PROBLEM TO SOLVE -> Without copying any pictures, restate exactly the lines from the start of the records through the line containing "var colors = ['#023047', '#780000', '#7FABC8', '#E8353F'];".

------ SUPPLIED RECORDS

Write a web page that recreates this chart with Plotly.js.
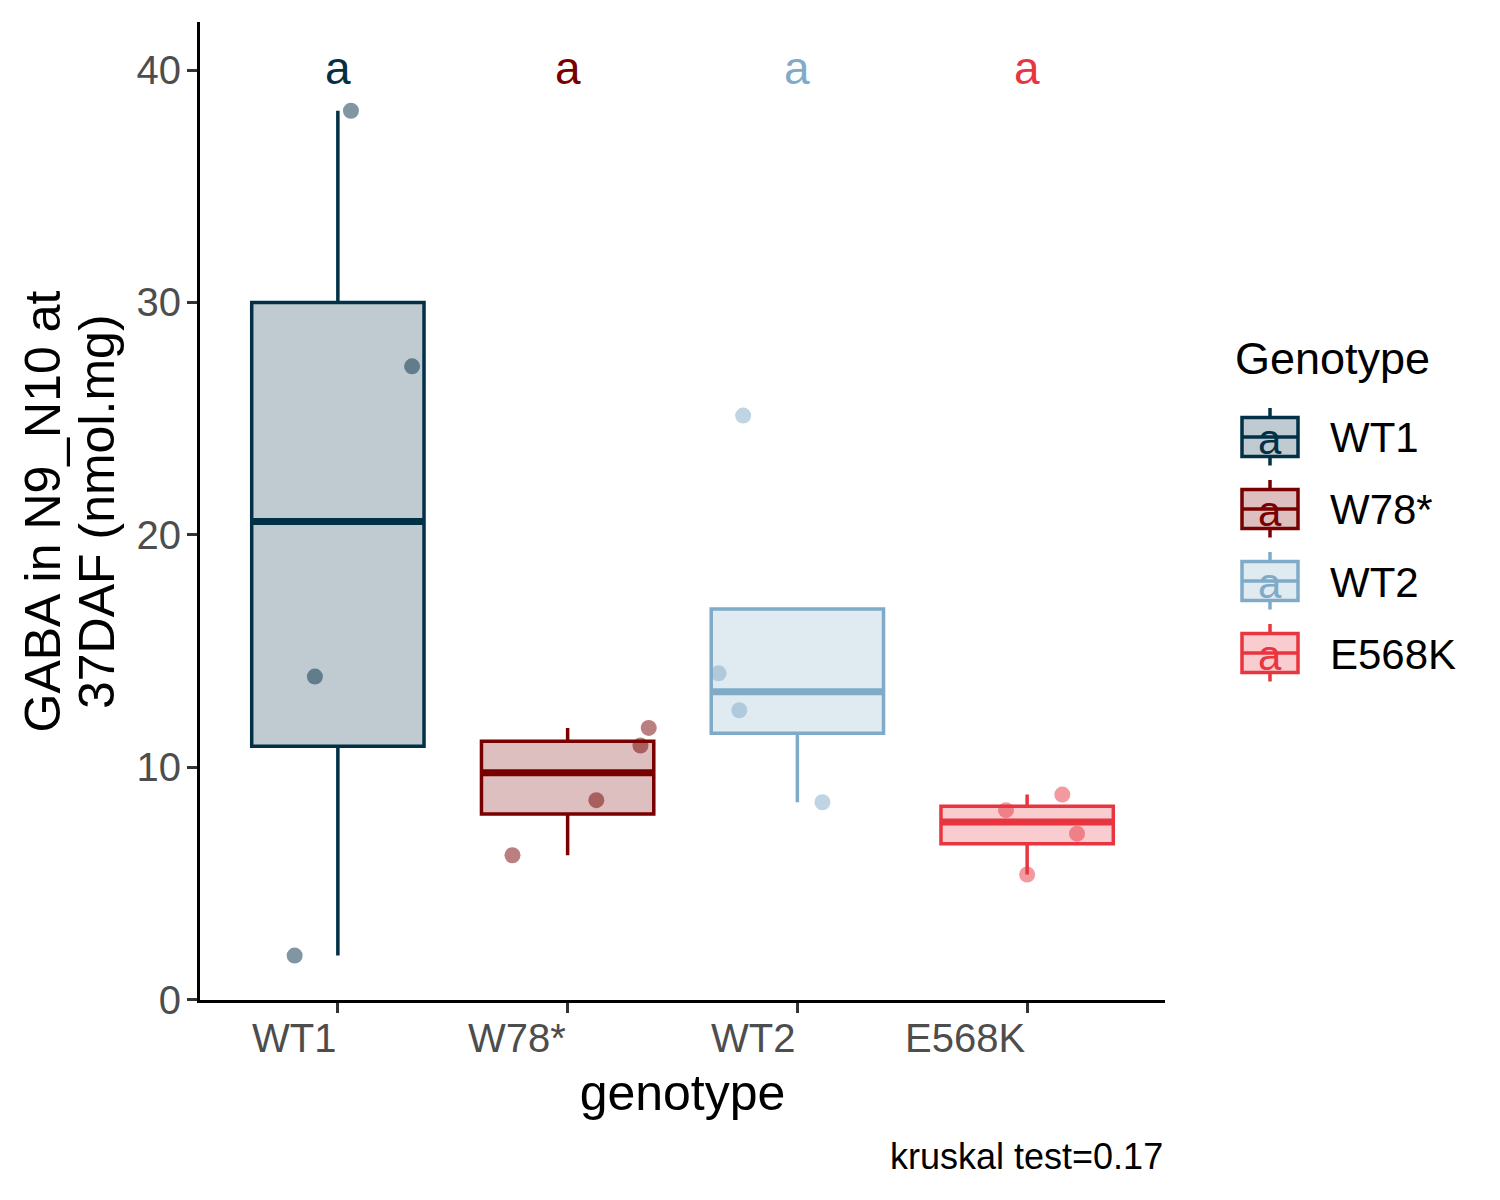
<!DOCTYPE html>
<html>
<head>
<meta charset="utf-8">
<script src="https://cdn.plot.ly/plotly-3.0.1.min.js"></script>
<style>
  html, body { margin: 0; padding: 0; background: #ffffff; }
  #myDiv { width: 1500px; height: 1200px; }
</style>
</head>
<body>
<div id="myDiv"></div>
<script>
// === Data === //
var genotypes = ['WT1', 'W78*', 'WT2', 'E568K'];
var colors = ['#023047', '#780000', '#7FABC8', '#E8353F'];

var wt1Values = [38.25, 27.25, 13.9, 1.89];
var wt1Jitter = [0.057, 0.323, -0.100, -0.188];
var w78Values = [11.69, 10.93, 8.58, 6.21];
var w78Jitter = [0.353, 0.317, 0.125, -0.240];
var wt2Values = [25.13, 14.04, 12.45, 8.49];
var wt2Jitter = [-0.236, -0.343, -0.253, 0.109];
var e568kValues = [8.82, 8.15, 7.14, 5.38];
var e568kJitter = [0.153, -0.092, 0.217, 0.0];

var letters = ['a', 'a', 'a', 'a'];
var letterY = 40.1;
var yTicks = [0, 10, 20, 30, 40];
var yTitleLines = ['GABA in N9_N10 at', '37DAF (nmol.mg)'];
var xTitle = 'genotype';
var legendTitle = 'Genotype';
var caption = 'kruskal test=0.17';

var values = [wt1Values, w78Values, wt2Values, e568kValues];
var jitters = [wt1Jitter, w78Jitter, wt2Jitter, e568kJitter];

// === Helpers === //
var FONT = '"Liberation Sans", Arial, sans-serif';
var boxWidth = 0.75;
var xRange = [0.4, 4.6];
var yRange = [-0.02, 42.07];

// plot area in pixels, used for the hand made legend and labels
var plotLeft = 200, plotRight = 1165, plotTop = 22, plotBottom = 1000;
function px(x){ return (x - plotLeft) / (plotRight - plotLeft); }
function py(y){ return (plotBottom - y) / (plotBottom - plotTop); }

function rgba(hex, a){
    var r = parseInt(hex.slice(1,3),16), g = parseInt(hex.slice(3,5),16), b = parseInt(hex.slice(5,7),16);
    return 'rgba(' + r + ',' + g + ',' + b + ',' + a + ')';
}

// R type 7 quantile, like ggplot's stat_boxplot
function quantile(arr, p){
    var s = arr.slice().sort(function(a,b){ return a-b; });
    var h = (s.length - 1) * p;
    var lo = Math.floor(h), hi = Math.ceil(h);
    return s[lo] + (h - lo) * (s[hi] - s[lo]);
}

function boxStats(vals){
    var q1 = quantile(vals, 0.25), med = quantile(vals, 0.5), q3 = quantile(vals, 0.75);
    var iqr = q3 - q1;
    var inside = vals.filter(function(v){ return v >= q1 - 1.5*iqr && v <= q3 + 1.5*iqr; });
    return {
        q1: q1, med: med, q3: q3,
        lf: Math.min(q1, Math.min.apply(null, inside)),
        uf: Math.max(q3, Math.max.apply(null, inside))
    };
}

// === Traces === //
var data = [];

// jittered points (under the boxes)
genotypes.forEach(function(g, i){
    var pos = i + 1;
    data.push({
        type: 'scatter',
        mode: 'markers',
        x: jitters[i].map(function(j){ return pos + j; }),
        y: values[i],
        xaxis: 'x', yaxis: 'y',
        marker: { size: 16, color: rgba(colors[i], 0.5), line: { width: 0 } },
        hoverinfo: 'skip',
        showlegend: false
    });
});

// boxes on an overlaying pair of axes so they sit above the points
genotypes.forEach(function(g, i){
    var pos = i + 1;
    var st = boxStats(values[i]);
    data.push({
        type: 'box',
        name: g,
        x: [pos],
        q1: [st.q1], median: [st.med], q3: [st.q3],
        lowerfence: [st.lf], upperfence: [st.uf],
        xaxis: 'x2', yaxis: 'y2',
        width: boxWidth,
        whiskerwidth: 0,
        boxpoints: false,
        fillcolor: rgba(colors[i], 0.25),
        line: { color: colors[i], width: 3.5 },
        hoverinfo: 'skip',
        showlegend: false
    });
    // thicker median line
    data.push({
        type: 'scatter',
        mode: 'lines',
        x: [pos - boxWidth/2, pos + boxWidth/2],
        y: [st.med, st.med],
        xaxis: 'x2', yaxis: 'y2',
        line: { color: colors[i], width: 7 },
        hoverinfo: 'skip',
        showlegend: false
    });
});

// === Annotations and legend === //
var annotations = [];
var shapes = [];

genotypes.forEach(function(g, i){
    var pos = i + 1;
    // group letters
    annotations.push({
        xref: 'x', yref: 'y', x: pos, y: letterY,
        text: letters[i], showarrow: false,
        xanchor: 'center', yanchor: 'middle',
        font: { family: FONT, size: 46, color: colors[i] }
    });
    // category tick labels, right aligned at the tick like hjust = 1
    annotations.push({
        xref: 'x', yref: 'paper', x: pos, y: py(1037.5),
        text: g, showarrow: false,
        xanchor: 'right', yanchor: 'middle',
        font: { family: FONT, size: 40, color: '#4D4D4D' }
    });

    // legend key
    var cy = 437 + 72 * i;
    shapes.push({
        type: 'rect', xref: 'paper', yref: 'paper',
        x0: px(1242), x1: px(1298), y0: py(cy + 19.5), y1: py(cy - 19.5),
        fillcolor: rgba(colors[i], 0.25),
        line: { color: colors[i], width: 3.5 }
    });
    shapes.push({
        type: 'line', xref: 'paper', yref: 'paper',
        x0: px(1270), x1: px(1270), y0: py(cy - 29), y1: py(cy - 19.5),
        line: { color: colors[i], width: 3.5 }
    });
    shapes.push({
        type: 'line', xref: 'paper', yref: 'paper',
        x0: px(1270), x1: px(1270), y0: py(cy + 19.5), y1: py(cy + 28.5),
        line: { color: colors[i], width: 3.5 }
    });
    shapes.push({
        type: 'line', xref: 'paper', yref: 'paper',
        x0: px(1242), x1: px(1298), y0: py(cy), y1: py(cy),
        line: { color: colors[i], width: 3.5 }
    });
    annotations.push({
        xref: 'paper', yref: 'paper', x: px(1270), y: py(cy + 2),
        text: letters[i], showarrow: false,
        xanchor: 'center', yanchor: 'middle',
        font: { family: FONT, size: 42, color: colors[i] }
    });
    annotations.push({
        xref: 'paper', yref: 'paper', x: px(1328), y: py(cy + 1),
        text: g, showarrow: false,
        xanchor: 'left', yanchor: 'middle',
        font: { family: FONT, size: 42, color: '#000000' }
    });
});

annotations.push({
    xref: 'paper', yref: 'paper', x: px(1233), y: py(358),
    text: legendTitle, showarrow: false,
    xanchor: 'left', yanchor: 'middle',
    font: { family: FONT, size: 45, color: '#000000' }
});

// y title, two rotated lines with ggplot's tighter line spacing
var yTitleX = [42.5, 97];
yTitleLines.forEach(function(line, k){
    annotations.push({
        xref: 'paper', yref: 'paper', x: px(yTitleX[k]), y: py(512),
        text: line, showarrow: false, textangle: -90,
        xanchor: 'center', yanchor: 'middle',
        font: { family: FONT, size: 50, color: '#000000' }
    });
});

annotations.push({
    xref: 'paper', yref: 'paper', x: 1.0, y: py(1156),
    text: caption, showarrow: false,
    xanchor: 'right', yanchor: 'middle',
    font: { family: FONT, size: 36, color: '#000000' }
});

// === Layout === //
var layout = {
    width: 1500,
    height: 1200,
    margin: { l: plotLeft, r: 1500 - plotRight, t: plotTop, b: 1200 - plotBottom, pad: 0 },
    paper_bgcolor: '#ffffff',
    plot_bgcolor: '#ffffff',
    showlegend: false,
    font: { family: FONT, color: '#000000' },
    xaxis: {
        range: xRange,
        tickvals: [1, 2, 3, 4],
        showticklabels: false,
        ticks: 'outside', ticklen: 10, tickwidth: 3, tickcolor: '#333333',
        showline: true, linewidth: 3, linecolor: '#000000',
        showgrid: false, zeroline: false, fixedrange: true,
        title: { text: xTitle, font: { family: FONT, size: 50, color: '#000000' }, standoff: 63 }
    },
    yaxis: {
        range: yRange,
        tickvals: yTicks,
        ticktext: yTicks.map(String),
        tickfont: { family: FONT, size: 40, color: '#4D4D4D' },
        ticks: 'outside', ticklen: 10, tickwidth: 3, tickcolor: '#333333',
        ticklabelstandoff: -2,
        showline: true, linewidth: 3, linecolor: '#000000',
        showgrid: false, zeroline: false, fixedrange: true
    },
    xaxis2: { overlaying: 'x', range: xRange, visible: false, fixedrange: true },
    yaxis2: { overlaying: 'y', range: yRange, visible: false, fixedrange: true },
    boxmode: 'overlay',
    annotations: annotations,
    shapes: shapes
};

Plotly.newPlot('myDiv', data, layout, { displayModeBar: false, staticPlot: true });
</script>
</body>
</html>
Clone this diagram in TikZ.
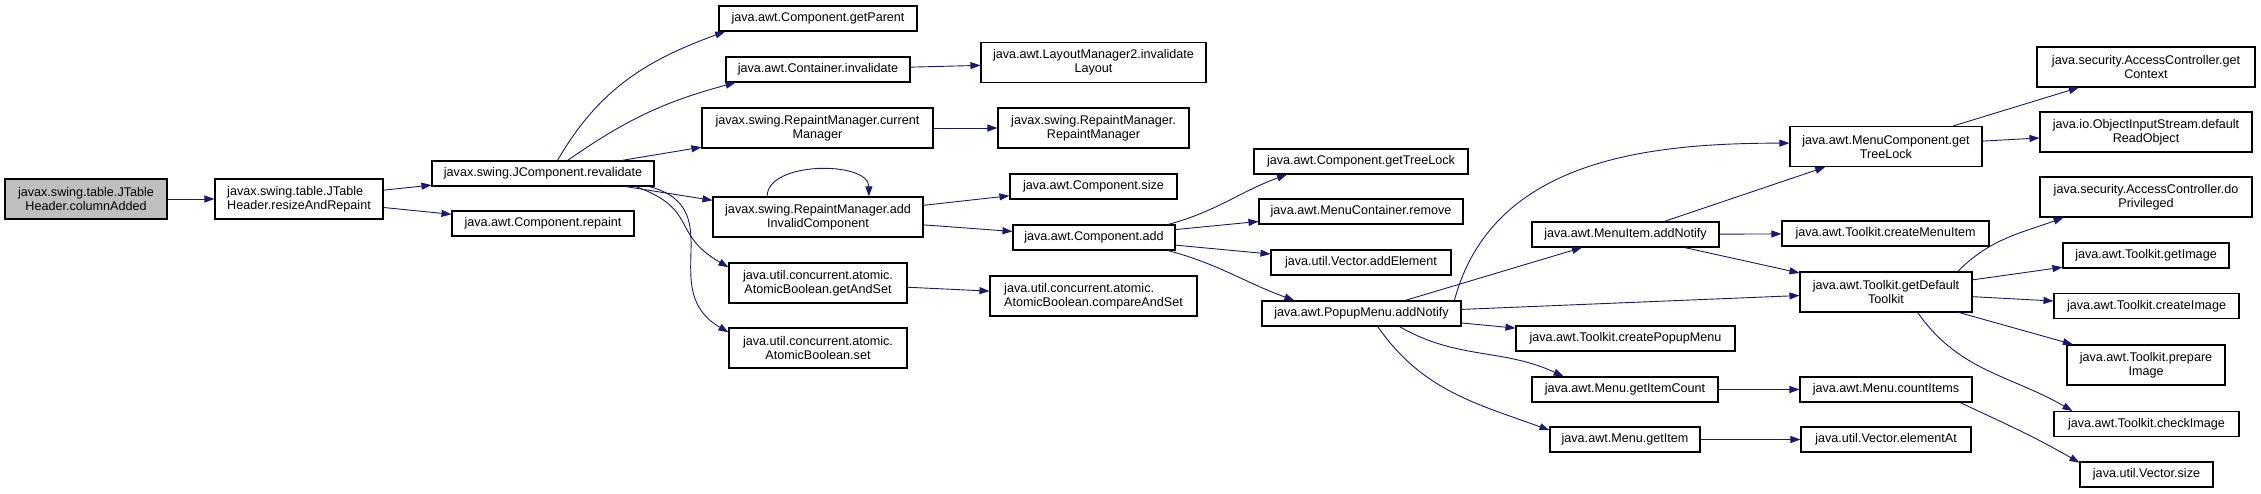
\documentclass[tikz,border=0pt]{standalone}
\usepackage{fontspec}
\setmainfont{Liberation Sans}
\usetikzlibrary{arrows.meta}

\begin{document}
\begin{tikzpicture}[
    x=1pt, y=-1pt,
    func/.style={rectangle, draw=black, line width=1.1pt, fill=white, inner sep=1pt, align=center, font=\fontsize{12.6}{14}\selectfont},
    root/.style={func, fill=black!25},
    link/.style={draw=midnightblue, line width=0.9pt, -{Triangle[length=10pt,width=7pt]}}
]
\definecolor{midnightblue}{HTML}{191970}
\useasboundingbox (0,0) rectangle (2261,493);

% Functions
\node[root, minimum width=162, minimum height=40] (colAdded) at (86,199) {javax.swing.table.JTable\\Header.columnAdded};
\node[func, minimum width=168, minimum height=40, align=left] (resize) at (299,199) {javax.swing.table.JTable\\Header.resizeAndRepaint};
\node[func, minimum width=222, minimum height=25] (revalidate) at (543,173.5) {javax.swing.JComponent.revalidate};
\node[func, minimum width=182, minimum height=25] (repaint) at (543,223.5) {java.awt.Component.repaint};

\node[func, minimum width=198, minimum height=25] (getParent) at (818,18.5) {java.awt.Component.getParent};
\node[func, minimum width=184, minimum height=25] (contInval) at (818,69.5) {java.awt.Container.invalidate};
\node[func, minimum width=231, minimum height=40] (curMgr) at (817.5,128) {javax.swing.RepaintManager.current\\Manager};
\node[func, minimum width=210, minimum height=40] (addInval) at (818,217) {javax.swing.RepaintManager.add\\InvalidComponent};
\node[func, minimum width=178, minimum height=40] (getAndSet) at (818,283) {java.util.concurrent.atomic.\\AtomicBoolean.getAndSet};
\node[func, minimum width=178, minimum height=40] (abSet) at (818,348) {java.util.concurrent.atomic.\\AtomicBoolean.set};

\node[func, minimum width=225, minimum height=40] (layoutInval) at (1093.5,62.5) {java.awt.LayoutManager2.invalidate\\Layout};
\node[func, minimum width=191, minimum height=40] (rmCtor) at (1093.5,128) {javax.swing.RepaintManager.\\RepaintManager};
\node[func, minimum width=167, minimum height=25] (compSize) at (1093.5,186.5) {java.awt.Component.size};
\node[func, minimum width=162, minimum height=25] (compAdd) at (1094,237.5) {java.awt.Component.add};
\node[func, minimum width=207, minimum height=40, align=left] (cas) at (1093.5,296) {java.util.concurrent.atomic.\\AtomicBoolean.compareAndSet};

\node[func, minimum width=214, minimum height=25] (compTreeLock) at (1361,161.5) {java.awt.Component.getTreeLock};
\node[func, minimum width=204, minimum height=25] (mcRemove) at (1361,211.5) {java.awt.MenuContainer.remove};
\node[func, minimum width=180, minimum height=25] (vecAdd) at (1361,262.5) {java.util.Vector.addElement};
\node[func, minimum width=199, minimum height=25] (popupAdd) at (1361.5,313.5) {java.awt.PopupMenu.addNotify};

\node[func, minimum width=187, minimum height=25] (menuItemAdd) at (1625.5,234.5) {java.awt.MenuItem.addNotify};
\node[func, minimum width=219, minimum height=25] (createPopup) at (1625.5,338.5) {java.awt.Toolkit.createPopupMenu};
\node[func, minimum width=186, minimum height=25] (itemCount) at (1625,389.5) {java.awt.Menu.getItemCount};
\node[func, minimum width=150, minimum height=25] (getItem) at (1625,439.5) {java.awt.Menu.getItem};

\node[func, minimum width=192, minimum height=40] (mcTreeLock) at (1886,146.5) {java.awt.MenuComponent.get\\TreeLock};
\node[func, minimum width=207, minimum height=25] (createMenuItem) at (1885.5,233.5) {java.awt.Toolkit.createMenuItem};
\node[func, minimum width=172, minimum height=40] (defTk) at (1886,292) {java.awt.Toolkit.getDefault\\Toolkit};
\node[func, minimum width=172, minimum height=25] (countItems) at (1886,389.5) {java.awt.Menu.countItems};
\node[func, minimum width=170, minimum height=25] (elementAt) at (1886,439.5) {java.util.Vector.elementAt};

\node[func, minimum width=218, minimum height=40] (getCtx) at (2146,67) {java.security.AccessController.get\\Context};
\node[func, minimum width=212, minimum height=40] (readObj) at (2146,132) {java.io.ObjectInputStream.default\\ReadObject};
\node[func, minimum width=212, minimum height=40] (doPriv) at (2146,197) {java.security.AccessController.do\\Privileged};
\node[func, minimum width=166, minimum height=25] (getImg) at (2146,255.5) {java.awt.Toolkit.getImage};
\node[func, minimum width=185, minimum height=25] (createImg) at (2146.5,306) {java.awt.Toolkit.createImage};
\node[func, minimum width=158, minimum height=40] (prepImg) at (2146,365) {java.awt.Toolkit.prepare\\Image};
\node[func, minimum width=185, minimum height=25] (checkImg) at (2146.5,424) {java.awt.Toolkit.checkImage};
\node[func, minimum width=133, minimum height=25] (vecSize) at (2146.5,474.5) {java.util.Vector.size};

% Calls
\draw[link] (colAdded) -- (resize);
\draw[link] (resize) -- (revalidate);
\draw[link] (resize) -- (repaint);
\draw[link] (revalidate.42) to[out=60, in=200] (getParent.188);
\draw[link] (revalidate.28) to[out=35, in=195] (contInval.189);
\draw[link] (revalidate) -- (curMgr);
\draw[link] (revalidate) -- (addInval);
\draw[link] (revalidate.-8) to[out=-20, in=150, looseness=1.4] (getAndSet.170);
\draw[link] (revalidate.-7) to[out=-15, in=150, looseness=1.3] (abSet.170);
\draw[link] (contInval) -- (layoutInval);
\draw[link] (curMgr) -- (rmCtor);
\draw[link] (addInval.158) to[out=90, in=90, looseness=0.9] (addInval.22);
\draw[link] (addInval) -- (compSize);
\draw[link] (addInval) -- (compAdd);
\draw[link] (getAndSet) -- (cas);
\draw[link] (compAdd.10) to[out=15, in=200] (compTreeLock.190);
\draw[link] (compAdd) -- (mcRemove);
\draw[link] (compAdd) -- (vecAdd);
\draw[link] (compAdd.-10) to[out=-15, in=160] (popupAdd.169);
\draw[link] (popupAdd.8) to[out=75, in=180] (mcTreeLock.178);
\draw[link] (popupAdd) -- (menuItemAdd);
\draw[link] (popupAdd) -- (defTk);
\draw[link] (popupAdd) -- (createPopup);
\draw[link] (popupAdd.-19) to[out=-30, in=155] (itemCount.168);
\draw[link] (popupAdd.-39) to[out=-55, in=160] (getItem.173);
\draw[link] (menuItemAdd) -- (mcTreeLock);
\draw[link] (menuItemAdd) -- (createMenuItem);
\draw[link] (menuItemAdd) -- (defTk);
\draw[link] (mcTreeLock) -- (getCtx);
\draw[link] (mcTreeLock) -- (readObj);
\draw[link] (defTk.16) to[out=45, in=200] (doPriv.194);
\draw[link] (defTk) -- (getImg);
\draw[link] (defTk) -- (createImg);
\draw[link] (defTk) -- (prepImg);
\draw[link] (defTk.-33) to[out=-55, in=150] (checkImg.170);
\draw[link] (itemCount) -- (countItems);
\draw[link] (countItems.-10) to[out=-25, in=150] (vecSize.170);
\draw[link] (getItem) -- (elementAt);

\end{tikzpicture}
\end{document}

------------

EXERCISE OUTPUT ->
Write a web page that recreates this chart with Plotly.js.
<!DOCTYPE html>
<html>
<head>
<meta charset="utf-8">
<script src="https://cdn.plot.ly/plotly-3.0.1.min.js"></script>
<style>
  html, body { margin: 0; padding: 0; background: #ffffff; }
  #myDiv { width: 1500px; height: 1200px; }
</style>
</head>
<body>
<div id="myDiv"></div>
<script>
// === Data === //
var genotypes = ['WT1', 'W78*', 'WT2', 'E568K'];
var colors = ['#023047', '#780000', '#7FABC8', '#E8353F'];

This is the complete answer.